The following rss tracking issues were noted by Sweet Tea Dorminy [1],
which lead to picking wrong tasks as OOM kill target:

  Recently, several internal services had an RSS usage regression as part of a
  kernel upgrade. Previously, they were on a pre-6.2 kernel and were able to
  read RSS statistics in a backup watchdog process to monitor and decide if
  they'd overrun their memory budget. Now, however, a representative service
  with five threads, expected to use about a hundred MB of memory, on a 250-cpu
  machine had memory usage tens of megabytes different from the expected amount
  -- this constituted a significant percentage of inaccuracy, causing the
  watchdog to act.

  This was a result of commit f1a7941243c1 ("mm: convert mm's rss stats
  into percpu_counter") [1].  Previously, the memory error was bounded by
  64*nr_threads pages, a very livable megabyte. Now, however, as a result of
  scheduler decisions moving the threads around the CPUs, the memory error could
  be as large as a gigabyte.

  This is a really tremendous inaccuracy for any few-threaded program on a
  large machine and impedes monitoring significantly. These stat counters are
  also used to make OOM killing decisions, so this additional inaccuracy could
  make a big difference in OOM situations -- either resulting in the wrong
  process being killed, or in less memory being returned from an OOM-kill than
  expected.

The approach proposed here is to replace this by the hierarchical
per-cpu counters, which bounds the inaccuracy based on the system
topology with O(N*logN).

Notable change for v10: The new patch 3/3 changes the implementation of
the oom killer task selection to a 2-pass algorithm, where the first
pass uses the fast approximation provided by the hierarchical percpu
counters, and the second pass does a precise sum for all tasks which
have badness values within the range of the approximation accuracy.

I've done moderate testing of this series on a 256-core VM with 128GB
RAM. Figuring out whether this indeed helps solve issues with real-life
workloads will require broader feedback from the community.
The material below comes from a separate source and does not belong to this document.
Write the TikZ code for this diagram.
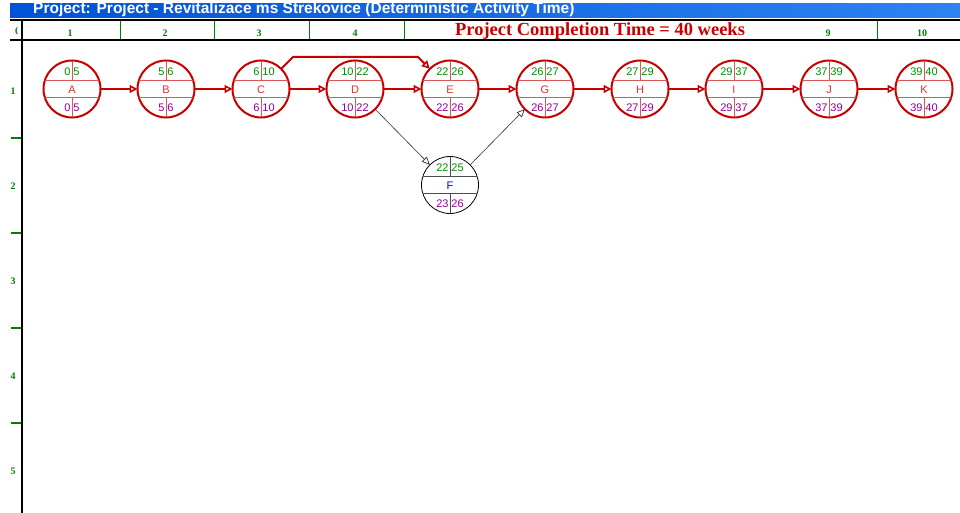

The one request I did not have time to fulfill yet is to port the
tests from the librseq feature branch implementation (userspace) to the
kernel selftests.

This series is based on v6.18.

Andrew, are you interested to try this out in mm-new ?

Thanks,

Mathieu

Link: https://lore.kernel.org/lkml/20250331223516.7810-2-sweettea-kernel@dorminy.me/ # [1]
To: Andrew Morton <akpm@linux-foundation.org>
Cc: "Paul E. McKenney" <paulmck@kernel.org>
Cc: Steven Rostedt <rostedt@goodmis.org>
Cc: Masami Hiramatsu <mhiramat@kernel.org>
Cc: Mathieu Desnoyers <mathieu.desnoyers@efficios.com>
Cc: Dennis Zhou <dennis@kernel.org>
Cc: Tejun Heo <tj@kernel.org>
Cc: Christoph Lameter <cl@linux.com>
Cc: Martin Liu <liumartin@google.com>
Cc: David Rientjes <rientjes@google.com>
Cc: christian.koenig@amd.com
Cc: Shakeel Butt <shakeel.butt@linux.dev>
Cc: SeongJae Park <sj@kernel.org>
Cc: Michal Hocko <mhocko@suse.com>
Cc: Johannes Weiner <hannes@cmpxchg.org>
Cc: Sweet Tea Dorminy <sweettea-kernel@dorminy.me>
Cc: Lorenzo Stoakes <lorenzo.stoakes@oracle.com>
Cc: "Liam R . Howlett" <liam.howlett@oracle.com>
Cc: Mike Rapoport <rppt@kernel.org>
Cc: Suren Baghdasaryan <surenb@google.com>
Cc: Vlastimil Babka <vbabka@suse.cz>
Cc: Christian Brauner <brauner@kernel.org>

Mathieu Desnoyers (3):
  lib: Introduce hierarchical per-cpu counters
  mm: Fix OOM killer inaccuracy on large many-core systems
  mm: Implement precise OOM killer task selection

 fs/proc/base.c                      |   2 +-
 include/linux/mm.h                  |  58 ++-
 include/linux/mm_types.h            |   4 +-
 include/linux/oom.h                 |  12 +-
 include/linux/percpu_counter_tree.h | 242 ++++++++++
 include/trace/events/kmem.h         |   2 +-
 init/main.c                         |   2 +
 kernel/fork.c                       |  24 +-
 lib/Makefile                        |   1 +
 lib/percpu_counter_tree.c           | 705 ++++++++++++++++++++++++++++
 mm/oom_kill.c                       |  72 ++-
 11 files changed, 1089 insertions(+), 35 deletions(-)
 create mode 100644 include/linux/percpu_counter_tree.h
 create mode 100644 lib/percpu_counter_tree.c

-- 
2.39.5